Ne chipotons pas. Walter Hill, j'avais mis, comme d'autres, beaucoup d’espoirs dans ce réalisateur. Son premier coup d'éclat, c'est le scénario adapté de Jim Thompson en 1972 pour The Getaway (Guet-apens) de Sam Peckinpah, autre influence majeure. Il écrit aussi pour John Huston et collabore pour Ridley Scott à Alien en 1978. The driver vient après Hard Times (Le Bagarreur) avec Charles Bronson en 1975. Suit une série superbe entre The Warriors (Les Guerriers de la nuit – 1979) et Streets of Fire (Les Rues de feu – 1984) avant que Hill ne montre ses limites et ne se repose de plus en plus paresseusement sur des formules, sur ce qui avait fait son succès. {The driver} est certainement un de ses films les plus réussis, la quintessence de son style.
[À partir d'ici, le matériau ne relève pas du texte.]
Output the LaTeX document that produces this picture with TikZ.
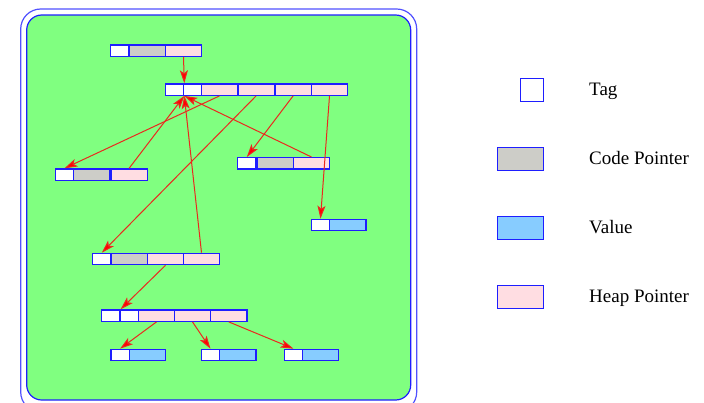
\documentclass[tikz,border=0pt]{standalone}
\usepackage{fontspec}
\setmainfont{Liberation Serif}
\usetikzlibrary{arrows.meta}
\definecolor{bggreen}{RGB}{128,255,128}
\definecolor{cellblue}{RGB}{30,30,255}
\definecolor{framblue}{RGB}{80,80,255}
\definecolor{codegray}{RGB}{205,205,200}
\definecolor{valblue}{RGB}{135,204,255}
\definecolor{heappink}{RGB}{255,221,226}
\definecolor{arrred}{RGB}{235,40,30}
\tikzset{
  cellbase/.style={draw=cellblue, line width=1.3pt, inner sep=0pt, minimum height=11.3pt, anchor=north west},
  tagcell/.style={cellbase, fill=white, minimum width=18.3pt},
  codecell/.style={cellbase, fill=codegray, minimum width=36.3pt},
  heapcell/.style={cellbase, fill=heappink, minimum width=36.3pt},
  valcell/.style={cellbase, fill=valblue, minimum width=36.3pt},
  ptr/.style={draw=arrred, line width=1pt, -{Stealth[length=13pt,width=8pt,inset=3pt,fill=red]}},
  legbox/.style={draw=cellblue, line width=1.3pt, inner sep=0pt, minimum height=23pt},
  legtext/.style={anchor=base west, inner sep=0pt, font=\fontsize{19}{22}\selectfont}
}
\begin{document}
\begin{tikzpicture}[x=1pt,y=-1pt]
\useasboundingbox (0,0) rectangle (704,402);
% frames
\draw[framblue, line width=1.2pt, rounded corners=20pt] (20.7,9) rectangle (416.7,412);
\draw[cellblue, line width=1.2pt, fill=bggreen, rounded corners=15pt] (26.7,15) rectangle (410.7,400);
% row A
\node[tagcell] (A1) at (110,44.3) {};
\node[codecell] (A2) at (128.3,44.3) {};
\node[heapcell] (A3) at (164.7,44.3) {};
% row B
\node[tagcell] (B1) at (164.7,83.3) {};
\node[tagcell] (B2) at (182.7,83.3) {};
\node[heapcell] (B3) at (200.7,83.3) {};
\node[heapcell] (B4) at (237.3,83.3) {};
\node[heapcell] (B5) at (274.3,83.3) {};
\node[heapcell] (B6) at (310.7,83.3) {};
% row C
\node[tagcell] (C1) at (54.7,168.3) {};
\node[codecell] (C2) at (73,168.3) {};
\node[heapcell] (C3) at (110.3,168.3) {};
% row D
\node[tagcell] (D1) at (237,157) {};
\node[codecell] (D2) at (256.3,157) {};
\node[heapcell] (D3) at (292.7,157) {};
% row E
\node[tagcell] (E1) at (310.7,218.7) {};
\node[valcell] (E2) at (329,218.7) {};
% row F
\node[tagcell] (F1) at (92,252.7) {};
\node[codecell] (F2) at (110.3,252.7) {};
\node[heapcell] (F3) at (146.7,252.7) {};
\node[heapcell] (F4) at (182.7,252.7) {};
% row G
\node[tagcell] (G1) at (101,309.3) {};
\node[tagcell] (G2) at (119.3,309.3) {};
\node[heapcell] (G3) at (137.7,309.3) {};
\node[heapcell] (G4) at (173.7,309.3) {};
\node[heapcell] (G5) at (210,309.3) {};
% row H
\node[tagcell] (H1) at (110.3,348.7) {};
\node[valcell] (H2) at (128.7,348.7) {};
\node[tagcell] (I1) at (200.7,348.7) {};
\node[valcell] (I2) at (219,348.7) {};
\node[tagcell] (J1) at (283.7,348.7) {};
\node[valcell] (J2) at (301.7,348.7) {};
% pointers
\draw[ptr] (A3.south) -- (B1.north east);
\draw[ptr] (B3.south) -- (C1.north);
\draw[ptr] (C3.north) -- (B1.south east);
\draw[ptr] (B4.south) -- (F1.north);
\draw[ptr] (F4.north) -- (B1.south east);
\draw[ptr] (B5.south) -- (D1.north);
\draw[ptr] (D3.north) -- (B1.south east);
\draw[ptr] (B6.south) -- (E1.north);
\draw[ptr] (F3.south) -- (G1.north east);
\draw[ptr] (G3.south) -- (H1.north);
\draw[ptr] (G4.south) -- (I1.north);
\draw[ptr] (G5.south) -- (J1.north);
% legend
\node[legbox, fill=white, minimum width=23pt] (Ltag) at (531.7,90) {};
\node[legbox, fill=codegray, minimum width=46pt] (Lcode) at (520.3,158.8) {};
\node[legbox, fill=valblue, minimum width=46pt] (Lval) at (520.3,228.3) {};
\node[legbox, fill=heappink, minimum width=46pt] (Lheap) at (520.3,296.8) {};
\node[legtext] (Ttag) at (589,95) {Tag};
\node[legtext] (Tcode) at (589,164.3) {Code Pointer};
\node[legtext] (Tval) at (589,233.3) {Value};
\node[legtext] (Theap) at (589,302.7) {Heap Pointer};
\end{tikzpicture}
\end{document}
Il y a cette lointaine nostalgie du western (le flic appelle le chauffeur “cow-boy”) qui se traduit dans les cadres, ce goût paradoxal pour l'univers urbain, pour de vastes espaces de rues très éclairées par les innombrables néons que l'on va retrouver dans tous ses polars, l'utilisation d'une violence sèche pourtant moins démonstrative que celle de Sam Peckinpah, la façon de faire se tenir les personnages dans le plan, les rapports virils et l'expression d'une certaine éthique de l'action. La conviction du trio d'acteurs incarnant ces personnages relevant des mythes du film noir, celle de solides comparses dont la belle Ronee Blakley (inoubliable), et le plaisir contagieux de Hill à les mettre en scène font tout le prix de ce polar aussi élégant que vrombissant.